DATASET EXCERPT>
══════

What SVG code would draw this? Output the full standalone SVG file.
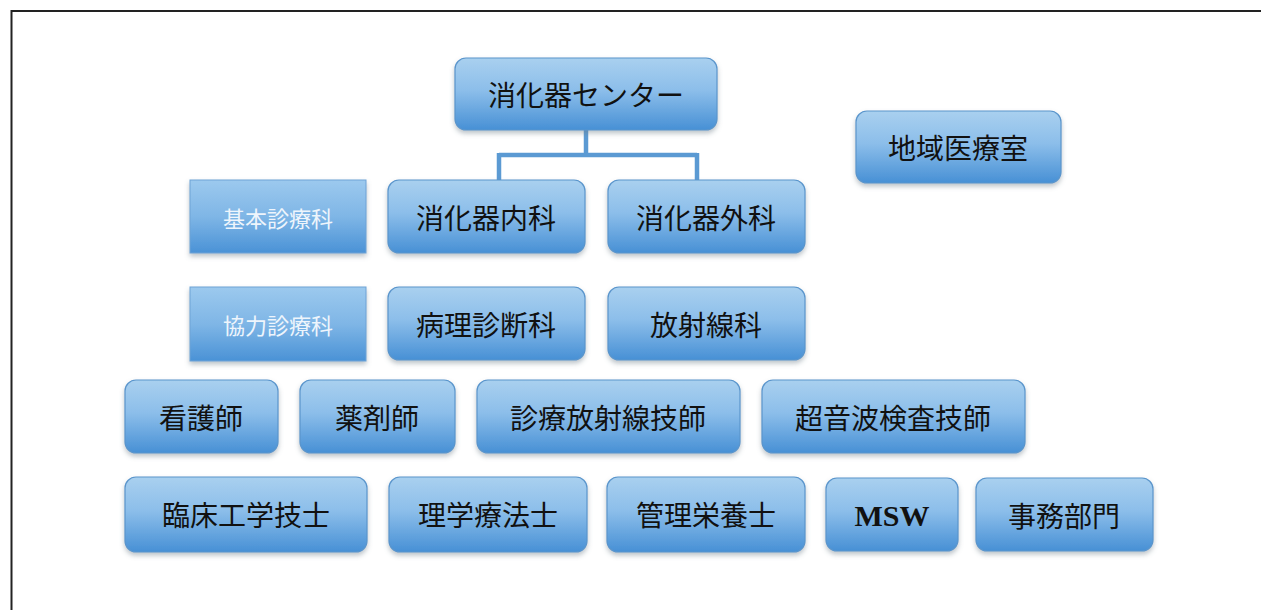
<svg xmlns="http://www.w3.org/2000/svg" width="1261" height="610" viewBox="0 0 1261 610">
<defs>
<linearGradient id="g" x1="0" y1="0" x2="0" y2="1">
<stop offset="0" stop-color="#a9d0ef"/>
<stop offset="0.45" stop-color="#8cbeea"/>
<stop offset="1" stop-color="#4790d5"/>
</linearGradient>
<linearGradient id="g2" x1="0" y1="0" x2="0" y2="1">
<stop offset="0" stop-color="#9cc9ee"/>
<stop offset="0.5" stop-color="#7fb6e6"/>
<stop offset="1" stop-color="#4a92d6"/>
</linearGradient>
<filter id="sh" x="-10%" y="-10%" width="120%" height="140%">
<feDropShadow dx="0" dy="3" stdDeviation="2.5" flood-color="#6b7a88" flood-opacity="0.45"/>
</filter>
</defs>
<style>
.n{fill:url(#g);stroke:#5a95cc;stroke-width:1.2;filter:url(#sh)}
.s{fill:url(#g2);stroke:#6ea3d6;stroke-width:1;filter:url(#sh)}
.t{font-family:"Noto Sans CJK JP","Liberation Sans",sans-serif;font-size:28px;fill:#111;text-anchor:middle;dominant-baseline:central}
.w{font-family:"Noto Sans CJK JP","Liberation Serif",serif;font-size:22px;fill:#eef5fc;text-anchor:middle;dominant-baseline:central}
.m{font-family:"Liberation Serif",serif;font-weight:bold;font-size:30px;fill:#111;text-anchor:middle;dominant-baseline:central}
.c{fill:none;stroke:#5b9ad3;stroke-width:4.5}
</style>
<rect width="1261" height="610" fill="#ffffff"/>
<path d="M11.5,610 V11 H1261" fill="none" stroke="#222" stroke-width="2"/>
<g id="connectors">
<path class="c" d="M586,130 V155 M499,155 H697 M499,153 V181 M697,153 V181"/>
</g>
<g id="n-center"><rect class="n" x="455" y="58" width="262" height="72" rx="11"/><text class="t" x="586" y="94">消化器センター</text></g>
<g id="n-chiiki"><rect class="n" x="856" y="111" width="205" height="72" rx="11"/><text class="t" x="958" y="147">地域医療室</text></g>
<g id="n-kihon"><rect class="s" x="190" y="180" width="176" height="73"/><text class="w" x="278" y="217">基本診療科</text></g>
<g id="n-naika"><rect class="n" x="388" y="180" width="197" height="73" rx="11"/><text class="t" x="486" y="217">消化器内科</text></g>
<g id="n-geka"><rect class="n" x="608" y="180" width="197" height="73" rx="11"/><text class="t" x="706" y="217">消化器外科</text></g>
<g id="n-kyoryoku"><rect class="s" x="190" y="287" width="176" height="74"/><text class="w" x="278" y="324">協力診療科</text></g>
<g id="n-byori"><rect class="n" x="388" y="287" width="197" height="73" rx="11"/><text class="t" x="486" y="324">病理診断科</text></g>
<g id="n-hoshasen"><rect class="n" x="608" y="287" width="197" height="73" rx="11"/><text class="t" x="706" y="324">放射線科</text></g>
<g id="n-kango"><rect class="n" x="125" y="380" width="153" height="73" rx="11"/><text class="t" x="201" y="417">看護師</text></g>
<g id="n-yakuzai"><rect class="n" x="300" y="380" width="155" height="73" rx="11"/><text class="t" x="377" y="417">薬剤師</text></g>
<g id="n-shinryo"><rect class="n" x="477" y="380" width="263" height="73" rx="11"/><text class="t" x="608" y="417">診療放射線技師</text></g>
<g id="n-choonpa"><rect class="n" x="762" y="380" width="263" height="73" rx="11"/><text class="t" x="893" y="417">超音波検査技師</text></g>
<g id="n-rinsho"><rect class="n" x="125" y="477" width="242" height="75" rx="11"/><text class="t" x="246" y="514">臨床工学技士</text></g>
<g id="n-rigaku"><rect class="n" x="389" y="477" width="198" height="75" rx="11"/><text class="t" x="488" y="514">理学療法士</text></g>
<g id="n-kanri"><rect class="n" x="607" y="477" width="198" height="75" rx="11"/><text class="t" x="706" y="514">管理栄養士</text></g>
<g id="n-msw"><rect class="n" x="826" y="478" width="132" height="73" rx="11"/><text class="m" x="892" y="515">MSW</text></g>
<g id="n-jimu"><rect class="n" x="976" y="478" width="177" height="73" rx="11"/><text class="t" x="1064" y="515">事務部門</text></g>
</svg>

══════

TASK DETAILS> Omit the pictures and output all of the other material exactly.

TASK ANSWER>
What SVG code would draw this? Output the full standalone SVG file.
<svg xmlns="http://www.w3.org/2000/svg" width="1261" height="610" viewBox="0 0 1261 610">
<defs>
<linearGradient id="g" x1="0" y1="0" x2="0" y2="1">
<stop offset="0" stop-color="#a9d0ef"/>
<stop offset="0.45" stop-color="#8cbeea"/>
<stop offset="1" stop-color="#4790d5"/>
</linearGradient>
<linearGradient id="g2" x1="0" y1="0" x2="0" y2="1">
<stop offset="0" stop-color="#9cc9ee"/>
<stop offset="0.5" stop-color="#7fb6e6"/>
<stop offset="1" stop-color="#4a92d6"/>
</linearGradient>
<filter id="sh" x="-10%" y="-10%" width="120%" height="140%">
<feDropShadow dx="0" dy="3" stdDeviation="2.5" flood-color="#6b7a88" flood-opacity="0.45"/>
</filter>
</defs>
<style>
.n{fill:url(#g);stroke:#5a95cc;stroke-width:1.2;filter:url(#sh)}
.s{fill:url(#g2);stroke:#6ea3d6;stroke-width:1;filter:url(#sh)}
.t{font-family:"Noto Sans CJK JP","Liberation Sans",sans-serif;font-size:28px;fill:#111;text-anchor:middle;dominant-baseline:central}
.w{font-family:"Noto Sans CJK JP","Liberation Serif",serif;font-size:22px;fill:#eef5fc;text-anchor:middle;dominant-baseline:central}
.m{font-family:"Liberation Serif",serif;font-weight:bold;font-size:30px;fill:#111;text-anchor:middle;dominant-baseline:central}
.c{fill:none;stroke:#5b9ad3;stroke-width:4.5}
</style>
<rect width="1261" height="610" fill="#ffffff"/>
<path d="M11.5,610 V11 H1261" fill="none" stroke="#222" stroke-width="2"/>
<g id="connectors">
<path class="c" d="M586,130 V155 M499,155 H697 M499,153 V181 M697,153 V181"/>
</g>
<g id="n-center"><rect class="n" x="455" y="58" width="262" height="72" rx="11"/><text class="t" x="586" y="94">消化器センター</text></g>
<g id="n-chiiki"><rect class="n" x="856" y="111" width="205" height="72" rx="11"/><text class="t" x="958" y="147">地域医療室</text></g>
<g id="n-kihon"><rect class="s" x="190" y="180" width="176" height="73"/><text class="w" x="278" y="217">基本診療科</text></g>
<g id="n-naika"><rect class="n" x="388" y="180" width="197" height="73" rx="11"/><text class="t" x="486" y="217">消化器内科</text></g>
<g id="n-geka"><rect class="n" x="608" y="180" width="197" height="73" rx="11"/><text class="t" x="706" y="217">消化器外科</text></g>
<g id="n-kyoryoku"><rect class="s" x="190" y="287" width="176" height="74"/><text class="w" x="278" y="324">協力診療科</text></g>
<g id="n-byori"><rect class="n" x="388" y="287" width="197" height="73" rx="11"/><text class="t" x="486" y="324">病理診断科</text></g>
<g id="n-hoshasen"><rect class="n" x="608" y="287" width="197" height="73" rx="11"/><text class="t" x="706" y="324">放射線科</text></g>
<g id="n-kango"><rect class="n" x="125" y="380" width="153" height="73" rx="11"/><text class="t" x="201" y="417">看護師</text></g>
<g id="n-yakuzai"><rect class="n" x="300" y="380" width="155" height="73" rx="11"/><text class="t" x="377" y="417">薬剤師</text></g>
<g id="n-shinryo"><rect class="n" x="477" y="380" width="263" height="73" rx="11"/><text class="t" x="608" y="417">診療放射線技師</text></g>
<g id="n-choonpa"><rect class="n" x="762" y="380" width="263" height="73" rx="11"/><text class="t" x="893" y="417">超音波検査技師</text></g>
<g id="n-rinsho"><rect class="n" x="125" y="477" width="242" height="75" rx="11"/><text class="t" x="246" y="514">臨床工学技士</text></g>
<g id="n-rigaku"><rect class="n" x="389" y="477" width="198" height="75" rx="11"/><text class="t" x="488" y="514">理学療法士</text></g>
<g id="n-kanri"><rect class="n" x="607" y="477" width="198" height="75" rx="11"/><text class="t" x="706" y="514">管理栄養士</text></g>
<g id="n-msw"><rect class="n" x="826" y="478" width="132" height="73" rx="11"/><text class="m" x="892" y="515">MSW</text></g>
<g id="n-jimu"><rect class="n" x="976" y="478" width="177" height="73" rx="11"/><text class="t" x="1064" y="515">事務部門</text></g>
</svg>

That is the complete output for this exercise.